**INFORMATION SHOWN:**

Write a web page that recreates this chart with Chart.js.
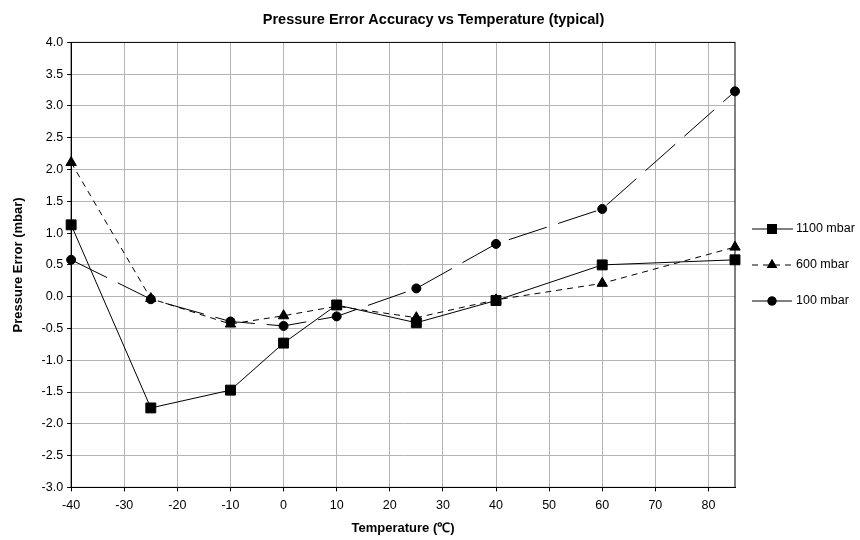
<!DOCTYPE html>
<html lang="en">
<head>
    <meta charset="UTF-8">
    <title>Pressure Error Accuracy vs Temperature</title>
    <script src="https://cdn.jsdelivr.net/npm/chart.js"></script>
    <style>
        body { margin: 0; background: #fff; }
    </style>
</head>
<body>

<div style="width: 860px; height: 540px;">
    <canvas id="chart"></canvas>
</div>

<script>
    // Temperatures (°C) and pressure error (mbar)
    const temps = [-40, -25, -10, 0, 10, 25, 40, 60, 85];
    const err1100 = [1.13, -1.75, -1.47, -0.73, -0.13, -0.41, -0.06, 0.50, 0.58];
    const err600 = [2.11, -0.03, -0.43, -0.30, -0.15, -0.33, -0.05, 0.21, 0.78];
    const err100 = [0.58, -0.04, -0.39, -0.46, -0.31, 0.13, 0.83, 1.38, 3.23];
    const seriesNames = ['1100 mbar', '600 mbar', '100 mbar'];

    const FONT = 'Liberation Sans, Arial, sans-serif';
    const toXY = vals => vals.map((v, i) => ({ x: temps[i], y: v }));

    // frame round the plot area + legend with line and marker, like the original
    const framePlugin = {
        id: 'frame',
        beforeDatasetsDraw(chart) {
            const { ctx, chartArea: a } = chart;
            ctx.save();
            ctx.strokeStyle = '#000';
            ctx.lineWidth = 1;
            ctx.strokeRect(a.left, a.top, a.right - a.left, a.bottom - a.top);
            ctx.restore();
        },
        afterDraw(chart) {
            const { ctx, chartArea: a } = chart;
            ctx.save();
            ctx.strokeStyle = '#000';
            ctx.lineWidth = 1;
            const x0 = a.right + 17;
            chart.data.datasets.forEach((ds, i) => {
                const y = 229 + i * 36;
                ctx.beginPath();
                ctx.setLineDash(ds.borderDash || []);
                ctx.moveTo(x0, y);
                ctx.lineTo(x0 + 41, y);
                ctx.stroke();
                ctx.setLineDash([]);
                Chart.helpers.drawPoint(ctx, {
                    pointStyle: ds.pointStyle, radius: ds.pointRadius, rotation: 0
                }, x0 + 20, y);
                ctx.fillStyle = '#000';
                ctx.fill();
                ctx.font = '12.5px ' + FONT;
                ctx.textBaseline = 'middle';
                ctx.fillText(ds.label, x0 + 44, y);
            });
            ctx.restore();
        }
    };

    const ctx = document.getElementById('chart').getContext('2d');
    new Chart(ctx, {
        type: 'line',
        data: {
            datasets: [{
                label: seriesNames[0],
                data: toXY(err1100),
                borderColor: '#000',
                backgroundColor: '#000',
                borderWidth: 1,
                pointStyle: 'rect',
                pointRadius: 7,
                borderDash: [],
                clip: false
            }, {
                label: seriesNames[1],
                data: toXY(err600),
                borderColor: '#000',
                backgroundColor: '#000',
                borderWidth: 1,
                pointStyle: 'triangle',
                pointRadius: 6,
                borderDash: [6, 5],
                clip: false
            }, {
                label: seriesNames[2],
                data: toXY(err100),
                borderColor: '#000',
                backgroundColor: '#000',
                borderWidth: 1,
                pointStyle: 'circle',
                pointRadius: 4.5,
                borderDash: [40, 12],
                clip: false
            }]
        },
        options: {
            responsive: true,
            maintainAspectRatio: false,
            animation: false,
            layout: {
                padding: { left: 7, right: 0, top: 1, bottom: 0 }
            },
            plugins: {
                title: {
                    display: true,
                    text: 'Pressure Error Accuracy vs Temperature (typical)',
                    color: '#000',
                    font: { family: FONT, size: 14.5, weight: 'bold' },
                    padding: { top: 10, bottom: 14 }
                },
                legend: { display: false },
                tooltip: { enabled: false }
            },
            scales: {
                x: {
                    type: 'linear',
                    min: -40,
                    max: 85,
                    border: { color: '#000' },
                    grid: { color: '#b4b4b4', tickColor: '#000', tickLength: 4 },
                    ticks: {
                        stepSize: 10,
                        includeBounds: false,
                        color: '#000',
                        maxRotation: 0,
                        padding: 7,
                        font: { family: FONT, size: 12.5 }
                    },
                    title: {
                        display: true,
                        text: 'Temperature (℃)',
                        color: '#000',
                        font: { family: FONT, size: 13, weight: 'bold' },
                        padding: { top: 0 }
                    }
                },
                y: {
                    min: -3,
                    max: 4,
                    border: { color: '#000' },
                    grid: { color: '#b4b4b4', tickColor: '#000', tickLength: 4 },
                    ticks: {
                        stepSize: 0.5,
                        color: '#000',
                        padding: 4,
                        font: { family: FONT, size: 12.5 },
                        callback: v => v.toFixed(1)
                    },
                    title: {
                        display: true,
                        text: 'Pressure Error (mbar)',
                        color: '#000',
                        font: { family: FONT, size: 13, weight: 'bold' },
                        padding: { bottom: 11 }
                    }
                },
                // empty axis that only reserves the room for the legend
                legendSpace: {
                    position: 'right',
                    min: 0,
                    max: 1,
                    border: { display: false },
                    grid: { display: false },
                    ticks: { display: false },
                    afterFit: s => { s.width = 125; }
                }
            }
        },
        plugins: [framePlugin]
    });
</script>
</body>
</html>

**OBJECTIVE:** Write out the data precisely as given, excluding the pictures.

**EXERCISE SOLUTION:**
Write a web page that recreates this chart with Chart.js.
<!DOCTYPE html>
<html lang="en">
<head>
    <meta charset="UTF-8">
    <title>Pressure Error Accuracy vs Temperature</title>
    <script src="https://cdn.jsdelivr.net/npm/chart.js"></script>
    <style>
        body { margin: 0; background: #fff; }
    </style>
</head>
<body>

<div style="width: 860px; height: 540px;">
    <canvas id="chart"></canvas>
</div>

<script>
    // Temperatures (°C) and pressure error (mbar)
    const temps = [-40, -25, -10, 0, 10, 25, 40, 60, 85];
    const err1100 = [1.13, -1.75, -1.47, -0.73, -0.13, -0.41, -0.06, 0.50, 0.58];
    const err600 = [2.11, -0.03, -0.43, -0.30, -0.15, -0.33, -0.05, 0.21, 0.78];
    const err100 = [0.58, -0.04, -0.39, -0.46, -0.31, 0.13, 0.83, 1.38, 3.23];
    const seriesNames = ['1100 mbar', '600 mbar', '100 mbar'];

    const FONT = 'Liberation Sans, Arial, sans-serif';
    const toXY = vals => vals.map((v, i) => ({ x: temps[i], y: v }));

    // frame round the plot area + legend with line and marker, like the original
    const framePlugin = {
        id: 'frame',
        beforeDatasetsDraw(chart) {
            const { ctx, chartArea: a } = chart;
            ctx.save();
            ctx.strokeStyle = '#000';
            ctx.lineWidth = 1;
            ctx.strokeRect(a.left, a.top, a.right - a.left, a.bottom - a.top);
            ctx.restore();
        },
        afterDraw(chart) {
            const { ctx, chartArea: a } = chart;
            ctx.save();
            ctx.strokeStyle = '#000';
            ctx.lineWidth = 1;
            const x0 = a.right + 17;
            chart.data.datasets.forEach((ds, i) => {
                const y = 229 + i * 36;
                ctx.beginPath();
                ctx.setLineDash(ds.borderDash || []);
                ctx.moveTo(x0, y);
                ctx.lineTo(x0 + 41, y);
                ctx.stroke();
                ctx.setLineDash([]);
                Chart.helpers.drawPoint(ctx, {
                    pointStyle: ds.pointStyle, radius: ds.pointRadius, rotation: 0
                }, x0 + 20, y);
                ctx.fillStyle = '#000';
                ctx.fill();
                ctx.font = '12.5px ' + FONT;
                ctx.textBaseline = 'middle';
                ctx.fillText(ds.label, x0 + 44, y);
            });
            ctx.restore();
        }
    };

    const ctx = document.getElementById('chart').getContext('2d');
    new Chart(ctx, {
        type: 'line',
        data: {
            datasets: [{
                label: seriesNames[0],
                data: toXY(err1100),
                borderColor: '#000',
                backgroundColor: '#000',
                borderWidth: 1,
                pointStyle: 'rect',
                pointRadius: 7,
                borderDash: [],
                clip: false
            }, {
                label: seriesNames[1],
                data: toXY(err600),
                borderColor: '#000',
                backgroundColor: '#000',
                borderWidth: 1,
                pointStyle: 'triangle',
                pointRadius: 6,
                borderDash: [6, 5],
                clip: false
            }, {
                label: seriesNames[2],
                data: toXY(err100),
                borderColor: '#000',
                backgroundColor: '#000',
                borderWidth: 1,
                pointStyle: 'circle',
                pointRadius: 4.5,
                borderDash: [40, 12],
                clip: false
            }]
        },
        options: {
            responsive: true,
            maintainAspectRatio: false,
            animation: false,
            layout: {
                padding: { left: 7, right: 0, top: 1, bottom: 0 }
            },
            plugins: {
                title: {
                    display: true,
                    text: 'Pressure Error Accuracy vs Temperature (typical)',
                    color: '#000',
                    font: { family: FONT, size: 14.5, weight: 'bold' },
                    padding: { top: 10, bottom: 14 }
                },
                legend: { display: false },
                tooltip: { enabled: false }
            },
            scales: {
                x: {
                    type: 'linear',
                    min: -40,
                    max: 85,
                    border: { color: '#000' },
                    grid: { color: '#b4b4b4', tickColor: '#000', tickLength: 4 },
                    ticks: {
                        stepSize: 10,
                        includeBounds: false,
                        color: '#000',
                        maxRotation: 0,
                        padding: 7,
                        font: { family: FONT, size: 12.5 }
                    },
                    title: {
                        display: true,
                        text: 'Temperature (℃)',
                        color: '#000',
                        font: { family: FONT, size: 13, weight: 'bold' },
                        padding: { top: 0 }
                    }
                },
                y: {
                    min: -3,
                    max: 4,
                    border: { color: '#000' },
                    grid: { color: '#b4b4b4', tickColor: '#000', tickLength: 4 },
                    ticks: {
                        stepSize: 0.5,
                        color: '#000',
                        padding: 4,
                        font: { family: FONT, size: 12.5 },
                        callback: v => v.toFixed(1)
                    },
                    title: {
                        display: true,
                        text: 'Pressure Error (mbar)',
                        color: '#000',
                        font: { family: FONT, size: 13, weight: 'bold' },
                        padding: { bottom: 11 }
                    }
                },
                // empty axis that only reserves the room for the legend
                legendSpace: {
                    position: 'right',
                    min: 0,
                    max: 1,
                    border: { display: false },
                    grid: { display: false },
                    ticks: { display: false },
                    afterFit: s => { s.width = 125; }
                }
            }
        },
        plugins: [framePlugin]
    });
</script>
</body>
</html>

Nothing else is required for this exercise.